Building the Adapter

Adapter’s static build method gathers two key features. Firstly it obtains TopicUpdateControl which is used to update topics values, using which it obtains an exclusive ValueUpdater for a branch of the topic tree. Finally we obtain TopicControl in order that we may create and remove topics.

Now we build a MongoNamespace, encapsulating the database and collection used to listen for command events (specifically commands to drop the collection), before constructing and returning an Adapter object. Using a builder rather than a more complex constructor conveys many benefits (as covered in chapter 2 of in Effective Java by Josh Bloch), but my motivations here are: the constructors intent is clear and it is simpler to build an immutable (and therefore thread-safe) Adapter object.

Turning the handle

The real work can begin now both the connectivity and state are in place. In method run() we do two things:

  1. Query the MongoDB collection for all documents, transcribing each.
  2. call relayChanges()

We use Java 8’s “Try With Resources” feature so that cursor opened on line 10 is closed a soon as the thread drops out of that scope.

Method transcribeDocument() has the task of building a new JSON topic from the content of the MongoDB document. If the topic has already been created (and therefore exists in topicPaths) we update the topic. Either branch makes use of method toBytes(String) which parses a JSON string down to a form suitable for the ValueUpdater.

Relaying the changes

Method relayChanges(long) does what it says on the tin: relays changes from the MongoDB instance to the topic tree. Before listening to the OpLog for events it composes a filter to use. In this case we wish only to see events later that ‘now’, that are document-insert, update or delete events, or commands to drop the collection.

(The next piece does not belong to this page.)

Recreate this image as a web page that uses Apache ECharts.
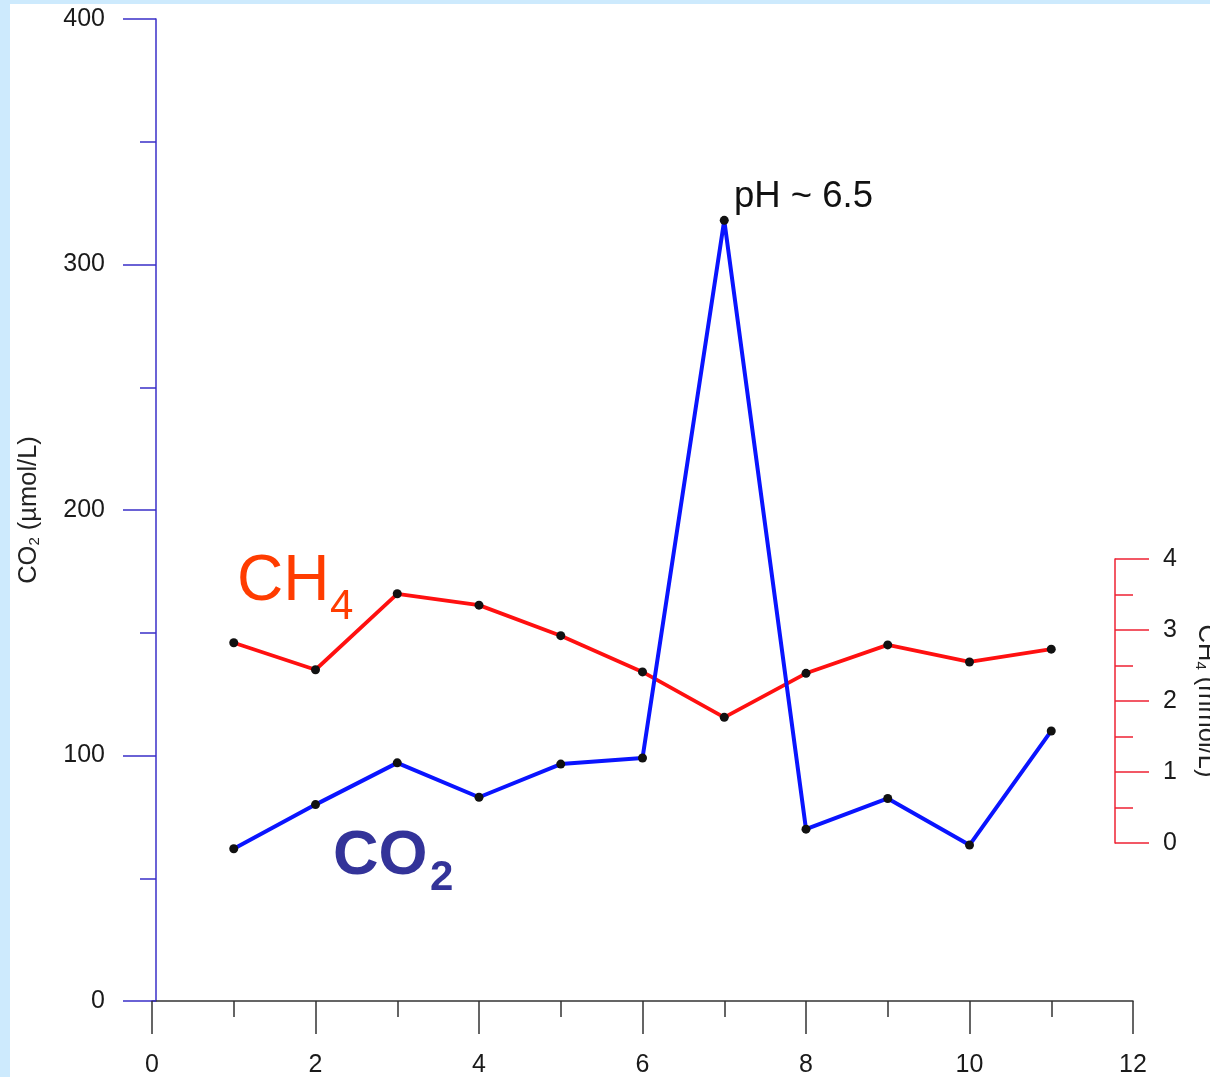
<!DOCTYPE html>
<html><head><meta charset="utf-8">
<script src="https://cdn.jsdelivr.net/npm/echarts@6/dist/echarts.min.js"></script>
<style>
html,body{margin:0;padding:0;width:1210px;height:1077px;overflow:hidden;background:#cdeafd;}
#frame{position:absolute;left:10px;top:4px;right:0;bottom:0;background:#fff;}
#chart{position:absolute;left:0;top:0;width:1210px;height:1077px;}
</style></head><body><div id="frame"></div><div id="chart"></div>
<script>
// ---- data ----
const xValues = [1, 2, 3, 4, 5, 6, 7, 8, 9, 10, 11];
const co2Values = [62, 80, 97, 83, 96.5, 99, 318, 70, 82.5, 63.5, 110];
const ch4Values = [2.82, 2.44, 3.51, 3.35, 2.92, 2.41, 1.77, 2.39, 2.79, 2.55, 2.73];
const xTickLabels = ['0', '2', '4', '6', '8', '10', '12'];
const co2TickLabels = ['0', '100', '200', '300', '400'];
const ch4TickLabels = ['0', '1', '2', '3', '4'];
const peakNote = 'pH ~ 6.5';

const FONT = "'Liberation Sans', Arial, sans-serif";
const chart = echarts.init(document.getElementById('chart'), null, {renderer: 'canvas'});

const co2Data = xValues.map((x, i) => [x, co2Values[i]]);
const ch4Data = xValues.map((x, i) => [x, ch4Values[i]]);

const option = {
  backgroundColor: 'transparent',
  animation: false,
  grid: [
    {left: 152, top: 19, width: 981, height: 982, outerBoundsMode: 'none', containLabel: false},
    {left: 152, top: 559, width: 981, height: 284, outerBoundsMode: 'none', containLabel: false}
  ],
  xAxis: [
    {
      type: 'value', gridIndex: 0, min: 0, max: 12, interval: 2,
      axisLine: {show: true, onZero: false, lineStyle: {color: '#333', width: 1.5}},
      axisTick: {show: true, length: 33, lineStyle: {color: '#333', width: 1.5}},
      minorTick: {show: true, splitNumber: 2, length: 16, lineStyle: {color: '#333', width: 1.5}},
      splitLine: {show: false}, minorSplitLine: {show: false},
      axisLabel: {margin: 52, fontSize: 25, fontFamily: FONT, color: '#1a1a1a',
        formatter: v => xTickLabels[Math.round(v / 2)]}
    },
    {type: 'value', gridIndex: 1, min: 0, max: 12, show: false,
      axisLine: {onZero: false}, splitLine: {show: false}}
  ],
  yAxis: [
    {
      type: 'value', gridIndex: 0, min: 0, max: 400, interval: 100, offset: -4,
      axisLine: {show: true, onZero: false, lineStyle: {color: '#3a2fc8', width: 1.5}},
      axisTick: {show: true, length: 33, lineStyle: {color: '#3a2fc8', width: 1.5}},
      minorTick: {show: true, splitNumber: 2, length: 16, lineStyle: {color: '#3a2fc8', width: 1.5}},
      splitLine: {show: false}, minorSplitLine: {show: false},
      axisLabel: {margin: 51, fontSize: 25, fontFamily: FONT, color: '#1a1a1a',
        formatter: v => co2TickLabels[Math.round(v / 100)]},
      name: 'CO{s|2} (µmol/L)', nameLocation: 'middle', nameGap: 114, nameRotate: 90,
      nameTextStyle: {fontSize: 25.5, fontFamily: FONT, color: '#222', lineHeight: 26,
        rich: {s: {fontSize: 15, fontFamily: FONT, color: '#222', verticalAlign: 'bottom'}}}
    },
    {
      type: 'value', gridIndex: 1, position: 'right', min: 0, max: 4, interval: 1, offset: -18,
      axisLine: {show: true, onZero: false, lineStyle: {color: '#ee2233', width: 1.5}},
      axisTick: {show: true, length: 34, lineStyle: {color: '#ee2233', width: 1.5}},
      minorTick: {show: true, splitNumber: 2, length: 18, lineStyle: {color: '#ee2233', width: 1.5}},
      splitLine: {show: false}, minorSplitLine: {show: false},
      axisLabel: {margin: 48, fontSize: 25, fontFamily: FONT, color: '#1a1a1a',
        formatter: v => ch4TickLabels[Math.round(v)]},
      name: 'CH{s|4} (mmol/L)', nameLocation: 'middle', nameGap: 78, nameRotate: -90,
      nameTextStyle: {fontSize: 25.5, fontFamily: FONT, color: '#222', lineHeight: 26,
        rich: {s: {fontSize: 15, fontFamily: FONT, color: '#222', verticalAlign: 'bottom'}}}
    }
  ],
  series: [
    {
      name: 'CH4', type: 'line', xAxisIndex: 1, yAxisIndex: 1, data: ch4Data,
      symbol: 'circle', symbolSize: 9,
      lineStyle: {color: '#ff1010', width: 3.8},
      itemStyle: {color: '#111'}, z: 2
    },
    {
      name: 'CO2', type: 'line', xAxisIndex: 0, yAxisIndex: 0, data: co2Data,
      symbol: 'circle', symbolSize: 9,
      lineStyle: {color: '#0a14ff', width: 4},
      itemStyle: {color: '#111'}, z: 3
    }
  ],
  graphic: [
    {type: 'text', x: 237, y: 550, z: 10,
      style: {text: 'CH', fontSize: 64, fontFamily: FONT, fill: '#ff3c00', align: 'left', verticalAlign: 'top'}},
    {type: 'text', x: 330, y: 586, z: 10,
      style: {text: '4', fontSize: 42, fontFamily: FONT, fill: '#ff3c00', align: 'left', verticalAlign: 'top'}},
    {type: 'text', x: 333, y: 825, z: 10,
      style: {text: 'CO', fontSize: 63, fontWeight: 'bold', fontFamily: FONT, fill: '#333399', align: 'left', verticalAlign: 'top'}},
    {type: 'text', x: 430, y: 857, z: 10,
      style: {text: '2', fontSize: 42, fontWeight: 'bold', fontFamily: FONT, fill: '#333399', align: 'left', verticalAlign: 'top'}},
    {type: 'text', x: 734, y: 178, z: 10,
      style: {text: peakNote, fontSize: 36.5, fontFamily: FONT, fill: '#111', align: 'left', verticalAlign: 'top'}}
  ]
};
chart.setOption(option);
</script></body></html>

Interestingly BsonTimestamp resolves time only to the second, and nothing smaller. It uses an incrementing counter to disambiguate events within that second.

We make the call to oplog.find(filter), and build a TailableAwait cursor, and then read incoming events as they happen. We switching them to either processInsert(Document), processUpdate(Document), processDelete(Document) or processCommand(Document), depending on the value of property op (presumably short for operation).

Methods processUpdate(Document), processDelete(Document) and processCommand(Document) check that the event relates to the adapted collection. A more focussed filter here would be both more performant and eliminate the need for this step.

Method processInsert(Document) mostly reuses transcribeDocument() to update a topic with the new content embedded in the event.

Method processDelete(Document) uses the MongoDB document-id to look up the effected topic, and then remove it.

Method processUpdate(Document) is more interesting as the event contains instructions to change the document, but not the changed document itself. A more fully realised adapter implementation would interpret and react to the changes, however in this case we fetch the changed document from the collection using it’s ObjectId, and pass that to transcribeDocument to update the existing topic. This imposes the cost of an extra round-trip, for the sake of readability.

Summing up

Above we have shown how little code is actually required to get started. As this is written the Github repository holds only 426 lines of Java. In the next blog we shall show how the adapter can be put to use.